Similarly, Article 11 of the EU’s Charter of Fundamental Rights provides that ‘Everyone has the right to freedom of expression. This right shall include freedom to hold opinions and to receive and impart information and ideas without interference by public authority and regardless of frontiers’.
This is inherently a good thing. Of course there are some countries in Europe where the systematic blocking of whole websites has severely reduced freedom of expression and access to internet material to an unacceptable level. Consider the recent ECHR case, Cengiz and others v. Turkey, where the court unanimously held that there had been a violation of article 10 due to the blocking of access to Google over a long period(Ahmet Yıldırım v. Turkey ). And yet, the question we must ask ourselves is, if governments aren’t checking online content, then who is?
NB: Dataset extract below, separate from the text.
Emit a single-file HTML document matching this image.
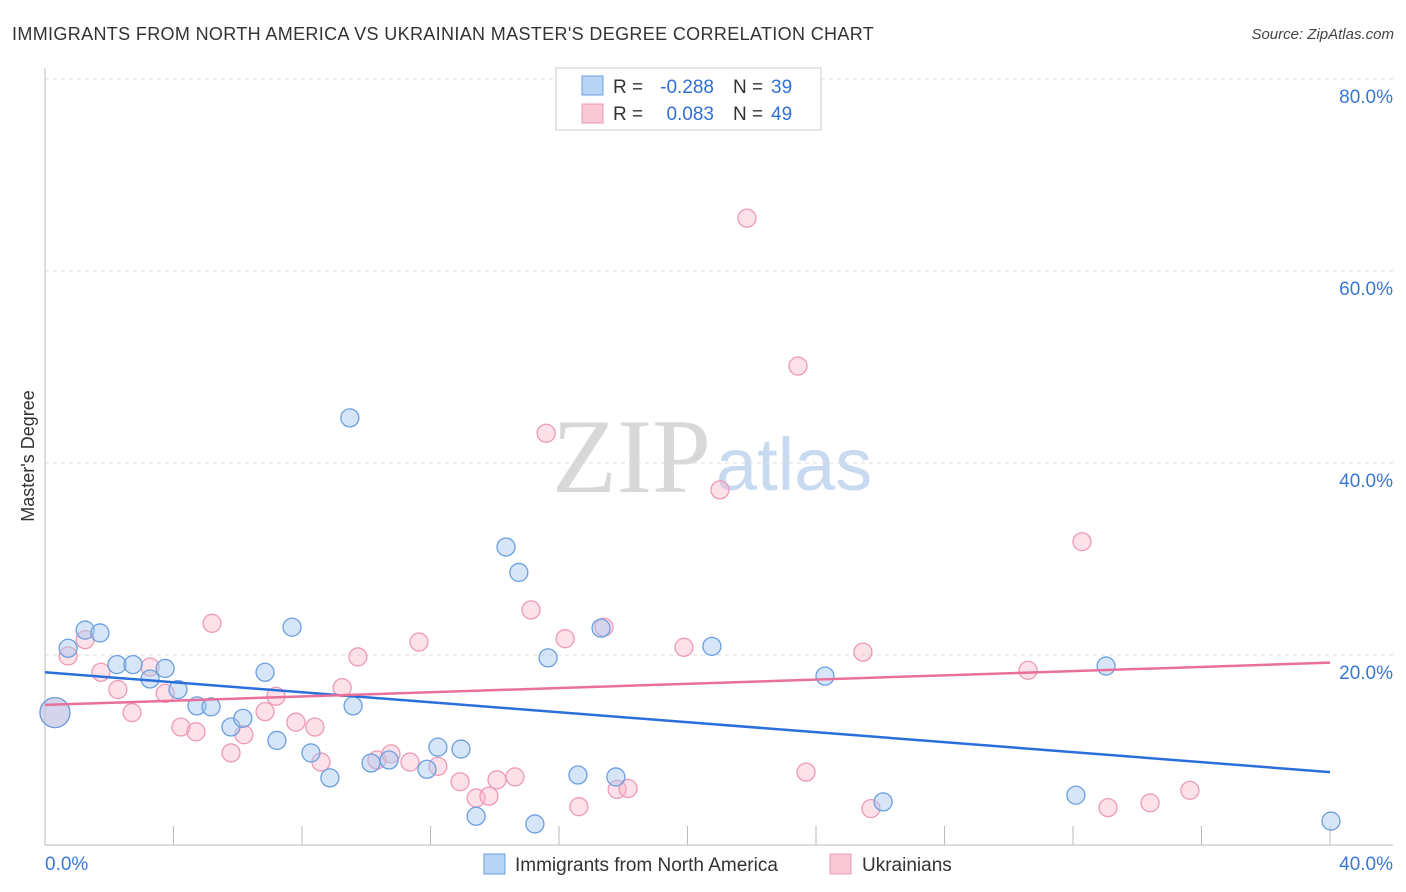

Net neutrality: a commercial myth?
The hands-off approach taken to internet monitoring by national governments (as advised by the Council of Europe and EU) results in a two-fold problem:
this leaves internet providers and website hosts – i.e. private companies – in charge of monitoring content;
these companies are sensitive to legal threats, as well as their reputation among their users and end up haphazardly take down content without serious reflection.
In the case of the former, the crux is this: when we leave it to web hosts to decide what is suitable content and what isn’t, we are allowing organisations with their own commercial, social and political agendas to act as the moral arbiters for all society. Is this democratic?
And in the case of the latter, this is exactly what happened with Facebook napalm incident. Is this double burden of total freedom and total responsibility not actually counter-productive to freedom of expression online? As the 2016 Annual report on state of human rights, democracy and rule of law in Europe concludes:
‘the fact that internet intermediaries fear being held liable for the content they transmit may have a chilling effect on the freedom of expression online.’
If we’re serious about blocking hate speech and inappropriate content, we need more explicit guidelines from governments and IOs. As it stands, we hail our freedom from government censorship but are trapped in an online game where private web hosts write their own rulebooks.